As compiled by Léolène Carrington, Ph.D.
We’re so excited to feature Kenya Moore as this week’s #WCWinSTEM! Kenya is a #STEM Champion and is excited to share her story with us.
Responses may be edited for content and brevity.
How would you describe yourself in 1 tweet?
Gadget girl, tech tamer, arts aficionada, #STEM supporter, wanton wanderer, vivacious volunteer, photograph flaunter, lighthouse lover, @udcnasalumni @gwalumni.
Where/when did you go to school?
- B.S., Computer Science, University of the District of Columbia
- Master of Forensic Sciences, emphasis in High Technology Crime Investigation, The George Washington University
What do you do right now?
I started as a programmer, then became a forensic investigator. Now I am an IT audit manager with a small accounting firm where our primary client is the Federal government. I, along with my team, assess Federal government information systems in the domains of security management, access control, segregation of duties, configuration management and contingency planning and recommend improvements for compliance with Federal regulations. I heavily rely on my extensive knowledge of the Unix operating system and Oracle database management system gained as a software engineer early in my career (two careers ago). I’m also able to use skills I gained in my second career in computer forensics and electronic discovery in my current career.
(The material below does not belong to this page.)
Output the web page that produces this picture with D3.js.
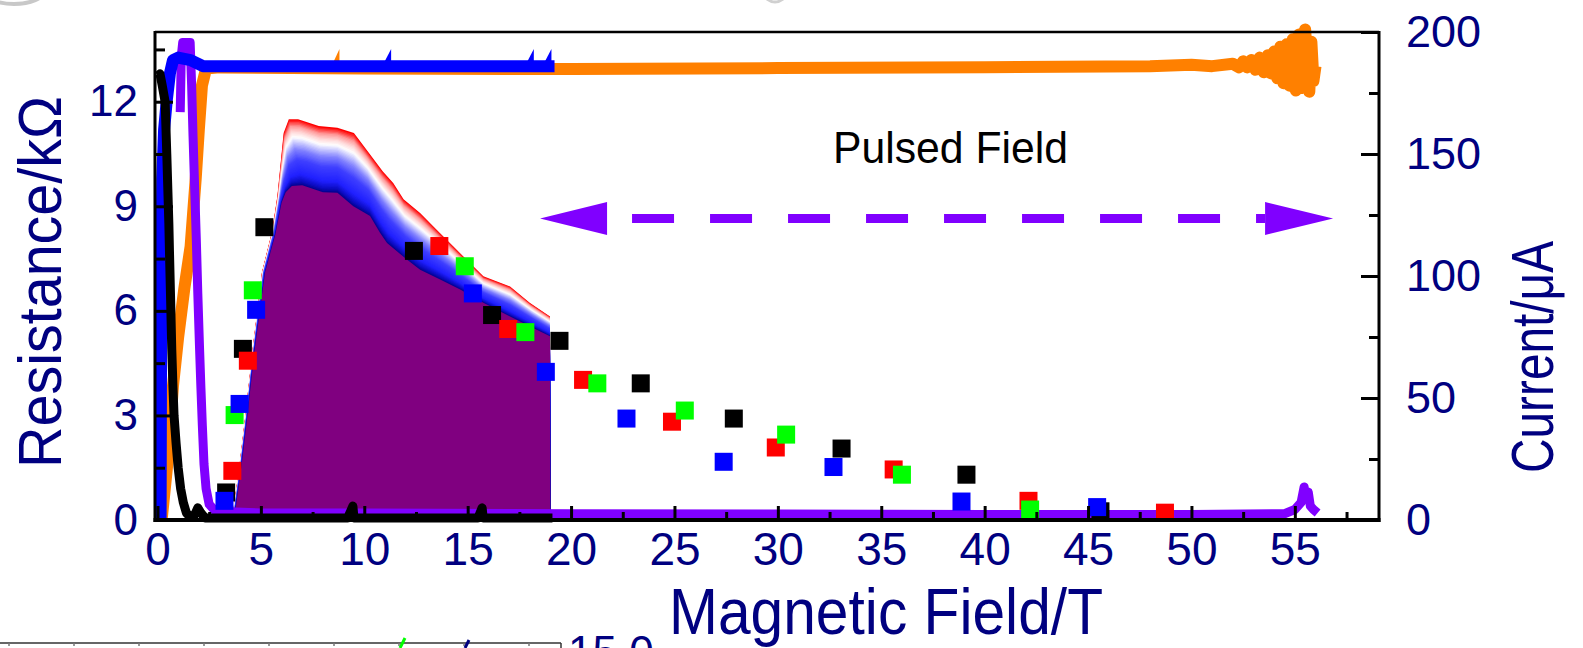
<!DOCTYPE html>
<html><head><meta charset="utf-8">
<script src="https://cdn.jsdelivr.net/npm/d3@7"></script>
<style>
html,body{margin:0;padding:0;background:#fff;}
svg{display:block;}
text{font-family:"Liberation Sans",Arial,Helvetica,sans-serif;}
</style></head>
<body>
<svg id="chart" width="1583" height="648"></svg>
<script>
// ---------------- DATA ----------------
const xTicks = [0,5,10,15,20,25,30,35,40,45,50,55];
const xMinor = [2.5,7.5,12.5,17.5,22.5,27.5,32.5,37.5,42.5,47.5,52.5,57.5];
const leftTicks = [0,3,6,9,12];
const leftMinor = [1.5,4.5,7.5,10.5,13.5];
const rightTicks = [0,50,100,150,200];
const rightMinor = [25,75,125,175];

// Resistance curves (kOhm, left axis)
const blackX = [0.02,0.12,0.22,0.37,0.45,0.5,0.55,0.58,0.64,0.69,0.75,0.8,0.9,1.0,1.12,1.25,1.4,1.6,1.8,1.95,2.1,2.3,5,9.2,9.45,9.5,12,15.5,15.7,15.75,19.1];
const blackR = [12.75,12.8,12.5,12.0,10.5,9.5,8.5,7.7,6.2,4.9,3.8,3.0,2.2,1.5,0.9,0.5,0.2,0.08,0.15,0.35,0.2,0.06,0.06,0.06,0.4,0.06,0.06,0.06,0.35,0.06,0.06];

const purpleX = [1.1,1.15,1.22,1.58,1.65,1.72,1.8,1.88,1.95,2.03,2.1,2.17,2.25,2.35,2.5,2.8,5,10,20,30,40,50,54.5,55.0,55.3,55.45,55.55,55.65,55.75,55.9,56.1];
const purpleR = [11.7,13.3,13.7,13.7,12.5,11.0,9.5,8.0,6.5,5.0,3.8,2.7,1.6,0.9,0.45,0.25,0.2,0.2,0.18,0.17,0.16,0.16,0.18,0.3,0.5,0.95,0.6,0.8,0.4,0.3,0.2];

// Current curves (uA, right axis)
const blueX = [0.15,0.18,0.23,0.32,0.45,0.6,0.75,1.0,1.6,2.2,19.2];
const blueI = [0,90,140,160,172,183,188.5,189.5,188.5,186,186];
const blueSpikeX = [11.3,18.2,19.05];
const blueSpikeI = [193,193,193];

const orangeX = [0.2,0.5,0.75,1.0,1.3,1.6,1.85,2.0,2.15,2.35,3,10,20,30,40,48,50,51,52.0,52.3,52.5,52.7,52.9,53.1,53.3,53.5,53.7,53.85,54.0,54.15,54.3,54.45,54.6,54.75,54.9,55.05,55.2,55.35,55.5,55.6,55.7,55.8,55.9,56.0];
const orangeI = [0,25,55,75,95,112,140,160,178,185,185.5,185,184.8,185.2,185.6,186,186.6,186,187,185.5,188,185.5,188.5,184.5,189.5,183.5,190.5,183,192,181,194,179,195,178,197,176,199,177,201,186,175.5,196,180,186];
const orangeSpikeX = [8.8];
const orangeSpikeI = [193];

// Shaded region (kOhm): inner (purple) edge and outer (red) edge
const bandInnerX = [3.7,4.05,4.35,4.7,5.2,5.7,6.0,6.2,6.5,7.0,7.5,8.0,8.7,9.47,10.28,10.76,11.1,12.06,12.7,13.67,14.64,15.76,17.05,18.34,18.98,19.0];
const bandInnerR = [0,1.5,3.0,4.9,7.1,8.2,9.1,9.4,9.58,9.6,9.5,9.4,9.39,9.0,8.72,8.24,7.95,7.47,7.18,6.9,6.61,6.23,5.84,5.46,5.27,0];
const bandOuterX = [3.6,3.95,4.25,4.6,5.05,5.55,5.8,5.95,6.1,6.35,6.8,7.8,8.7,9.5,10.1,10.9,11.4,11.9,12.7,13.5,14.3,15.76,17.05,18.0,18.98,19.0];
const bandOuterR = [0,1.5,3.0,4.9,7.1,8.3,9.3,10.2,11.1,11.5,11.5,11.3,11.25,11.1,10.63,10.0,9.67,9.2,8.81,8.33,7.85,6.99,6.7,6.23,5.84,0];

// Square markers (x in T, R in kOhm)
const sqBlackX = [3.32,4.13,5.17,12.4,16.18,19.44,23.37,27.87,33.08,39.12,45.6];
const sqBlackR = [0.79,4.91,8.4,7.72,5.88,5.14,3.92,2.91,2.05,1.3,0.25];
const sqRedX = [3.62,4.37,13.63,16.96,20.58,24.88,29.9,35.6,42.12,48.72];
const sqRedR = [1.41,4.57,7.86,5.48,4.02,2.82,2.08,1.45,0.55,0.21];
const sqGreenX = [3.73,4.61,14.86,17.79,21.27,25.5,30.4,36.0,42.2];
const sqGreenR = [3.01,6.59,7.28,5.39,3.92,3.14,2.45,1.3,0.3];
const sqBlueX = [3.24,3.97,4.77,15.25,18.78,22.68,27.38,32.69,38.88,45.44];
const sqBlueR = [0.55,3.33,6.03,6.5,4.25,2.91,1.67,1.52,0.53,0.37];

// Annotation arrow (data coords)
const arrowX = [18.5, 56.85];
const arrowR = 8.65;

// ---------------- CHART ----------------
const svg = d3.select("#chart");
const navy = "#000080";
const x = d3.scaleLinear().domain([-0.12, 59.07]).range([155, 1379]);
const yL = d3.scaleLinear().domain([0, 14]).range([520, 32]);
const yR = d3.scaleLinear().domain([0, 200]).range([520, 32]);

// remnants of neighbouring figures
svg.append("ellipse").attr("cx",14).attr("cy",-9).attr("rx",30).attr("ry",13).attr("fill","none").attr("stroke","#c8c8c8").attr("stroke-width",4);
svg.append("ellipse").attr("cx",775).attr("cy",-6).attr("rx",10).attr("ry",8).attr("fill","none").attr("stroke","#d0d0d0").attr("stroke-width",3);

// shaded band
const zip = (a,b)=>a.map((v,i)=>[v,b[i]]);
const colorF = d3.scaleLinear()
  .domain([0,0.07,0.18,0.4,0.55,0.66,0.74,0.82,0.9,0.96,1])
  .range(["#000080","#0c0cc0","#2020ff","#4040ff","#8080ff","#c8c8ff","#ffffff","#ffd6d6","#ff9a9a","#ff4040","#ff0000"]);
const ptsLine = d3.line().x(d=>x(d[0])).y(d=>yL(d[1]));
const nLayers = 48;
for (let k = nLayers; k >= 1; k--) {
  const f = k / nLayers;
  const pts = bandInnerX.map((xi,i)=>[xi + f*(bandOuterX[i]-xi), bandInnerR[i] + f*(bandOuterR[i]-bandInnerR[i])]);
  svg.append("path").attr("d", ptsLine(pts) + "Z").attr("fill", colorF(f)).attr("stroke","none");
}
svg.append("path").attr("d", ptsLine(zip(bandInnerX, bandInnerR)) + "Z").attr("fill", "#800080");

// curves
const lineL = d3.line().x(d=>x(d[0])).y(d=>yL(d[1]));
const lineR = d3.line().x(d=>x(d[0])).y(d=>yR(d[1]));
function spikes(xs, vs, base, color){
  xs.forEach((sx,i)=>{
    const px = x(sx), top = yR(vs[i]), b = yR(base);
    svg.append("path").attr("d",`M${px-9},${b}L${px},${top}L${px},${b}Z`).attr("fill",color);
  });
}
svg.append("path").attr("d", lineR(zip(orangeX, orangeI))).attr("fill","none").attr("stroke","#ff8000").attr("stroke-width",12).attr("stroke-linejoin","round");
spikes(orangeSpikeX, orangeSpikeI, 185, "#ff8000");
svg.append("path").attr("d", lineL(zip(purpleX, purpleR))).attr("fill","none").attr("stroke","#8000ff").attr("stroke-width",9).attr("stroke-linejoin","round");
svg.append("path").attr("d", lineR(zip(blueX, blueI))).attr("fill","none").attr("stroke","#0000ff").attr("stroke-width",12).attr("stroke-linejoin","round");
spikes(blueSpikeX, blueSpikeI, 186, "#0000ff");
svg.append("path").attr("d", lineL(zip(blackX, blackR))).attr("fill","none").attr("stroke","#000").attr("stroke-width",9).attr("stroke-linejoin","round");

// squares
const sq = 18;
[[sqBlackX,sqBlackR,"#000000"],[sqRedX,sqRedR,"#ff0000"],[sqGreenX,sqGreenR,"#00ff00"],[sqBlueX,sqBlueR,"#0000ff"]].forEach(([xs,rs,c])=>{
  svg.append("g").selectAll("rect").data(zip(xs,rs)).join("rect")
    .attr("x", d=>x(d[0])-sq/2).attr("y", d=>yL(d[1])-sq/2)
    .attr("width", sq).attr("height", sq).attr("fill", c);
});

// axes
function styleAxis(g, fs){
  g.select(".domain").remove();
  g.selectAll(".tick line").attr("stroke","#000").attr("stroke-width",3);
  g.selectAll(".tick text").attr("fill",navy).style("font-size",fs+"px").style("font-family",'"Liberation Sans",Arial,sans-serif');
}
const gx = svg.append("g").attr("transform","translate(0,520)")
  .call(d3.axisBottom(x).tickValues(xTicks).tickSize(-14).tickPadding(12).tickFormat(d3.format("d")));
styleAxis(gx, 46);
const gxm = svg.append("g").attr("transform","translate(0,520)")
  .call(d3.axisBottom(x).tickValues(xMinor).tickSize(-8).tickFormat(""));
styleAxis(gxm, 46);
const gl = svg.append("g").attr("transform","translate(155,0)")
  .call(d3.axisLeft(yL).tickValues(leftTicks).tickSize(-18).tickPadding(17).tickFormat(d3.format("d")));
styleAxis(gl, 44);
const glm = svg.append("g").attr("transform","translate(155,0)")
  .call(d3.axisLeft(yL).tickValues(leftMinor).tickSize(-10).tickFormat(""));
styleAxis(glm, 44);
const gr = svg.append("g").attr("transform","translate(1379,0)")
  .call(d3.axisRight(yR).tickValues(rightTicks).tickSize(-18).tickPadding(27).tickFormat(d3.format("d")));
styleAxis(gr, 45);
const grm = svg.append("g").attr("transform","translate(1379,0)")
  .call(d3.axisRight(yR).tickValues(rightMinor).tickSize(-10).tickFormat(""));
styleAxis(grm, 45);

// frame
svg.append("line").attr("x1",155).attr("x2",1379).attr("y1",32).attr("y2",32).attr("stroke","#000").attr("stroke-width",2.5);
svg.append("line").attr("x1",155).attr("x2",155).attr("y1",31).attr("y2",522).attr("stroke","#000").attr("stroke-width",3);
svg.append("line").attr("x1",1379).attr("x2",1379).attr("y1",31).attr("y2",522).attr("stroke","#000").attr("stroke-width",3);
svg.append("line").attr("x1",153.5).attr("x2",1380.5).attr("y1",520).attr("y2",520).attr("stroke","#000").attr("stroke-width",4);

// titles
svg.append("text").attr("x",886).attr("y",634).attr("text-anchor","middle").attr("fill",navy)
  .style("font-size","64px").attr("textLength",434).attr("lengthAdjust","spacingAndGlyphs").text("Magnetic Field/T");
svg.append("text").attr("transform","translate(61,282) rotate(-90)").attr("text-anchor","middle").attr("fill",navy)
  .style("font-size","61px").attr("textLength",372).attr("lengthAdjust","spacingAndGlyphs").text("Resistance/kΩ");
svg.append("text").attr("transform","translate(1553,357) rotate(-90)").attr("text-anchor","middle").attr("fill",navy)
  .style("font-size","60px").attr("textLength",232).attr("lengthAdjust","spacingAndGlyphs").text("Current/μA");

// annotation
svg.append("text").attr("x",833).attr("y",163).attr("fill","#000")
  .style("font-size","45px").attr("textLength",235).attr("lengthAdjust","spacingAndGlyphs").text("Pulsed Field");
const ay = yL(arrowR);
const xa0 = x(arrowX[0]), xa1 = x(arrowX[1]);
svg.append("line").attr("x1",xa0+67).attr("x2",xa1-68).attr("y1",ay).attr("y2",ay)
  .attr("stroke","#8000ff").attr("stroke-width",9).attr("stroke-dasharray","42 36").attr("stroke-dashoffset",53);
svg.append("path").attr("d",`M${xa0},${ay}L${xa0+67},${ay-16.5}L${xa0+67},${ay+16.5}Z`).attr("fill","#8000ff");
svg.append("path").attr("d",`M${xa1},${ay}L${xa1-68},${ay-16.5}L${xa1-68},${ay+16.5}Z`).attr("fill","#8000ff");

// partial neighbouring panel at the bottom
const gb = svg.append("g");
gb.append("line").attr("x1",0).attr("x2",561).attr("y1",643).attr("y2",643).attr("stroke","#333").attr("stroke-width",1.5);
gb.append("line").attr("x1",561).attr("x2",561).attr("y1",643).attr("y2",648).attr("stroke","#333").attr("stroke-width",1.5);
[9,74,139,204,269,334,399,464,529].forEach(t=>gb.append("line").attr("x1",t).attr("x2",t).attr("y1",643).attr("y2",646).attr("stroke","#777").attr("stroke-width",1.5));
gb.append("line").attr("x1",400).attr("x2",405).attr("y1",648).attr("y2",638).attr("stroke","#00ff00").attr("stroke-width",3);
gb.append("line").attr("x1",465).attr("x2",469).attr("y1",648).attr("y2",640).attr("stroke",navy).attr("stroke-width",3);
gb.append("text").attr("x",568).attr("y",667).attr("fill",navy).style("font-size","44px").text("15.0");
</script>
</body></html>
What made you choose your STEM discipline in the first place?
I was really good in math and science and was intrigued when I did BASIC programming in a class in high school. We were to just type the program exactly how it was written. After successfully doing that, I dissected it and make it do other things.
What’s one piece of advice you wish you had when you started your STEM journey?
If you have a genuine interest, you belong here and don’t let anyone dissuade you.
Do you have any woman of color in STEM sheros? Who and why?
Mae Jemison and Shirley Ann Jackson – Both were pioneers.
What else are you passionate about?
I love photography and lighthouses!
Why do you think it’s important to highlight women of color in STEM?
It’s important to highlight women of color in STEM because even though we’ve always been here, it’s not often known or portrayed that way.
When many of us tell our families, teachers, etc. that we may be interested in STEM fields we are often dissuaded either because they’ve never heard of women, much less women of color, in those fields or because they know it will be a difficult environment for us. My first job after college as a software engineer was very difficult in terms of environment and my family told me I should come home and do something else. I didn’t. While I was treated like I was not welcome I knew I belonged. My understanding and love of technology was too strong to be dissuaded. For any woman of color that may be struggling with the same thing or apprehensive about the potential for difficulty, it’s important to see that many of us have made it through.
Are there institutions, groups or organizations you would like to give a shoutout to?
National Society of Black Engineers – They have been an instrumental support system for me.
Thank you for the work you do, Kenya, and for being brave by pursuing your #STEM goals no matter what. We’re honored to have you in our #VanguardSTEM squad!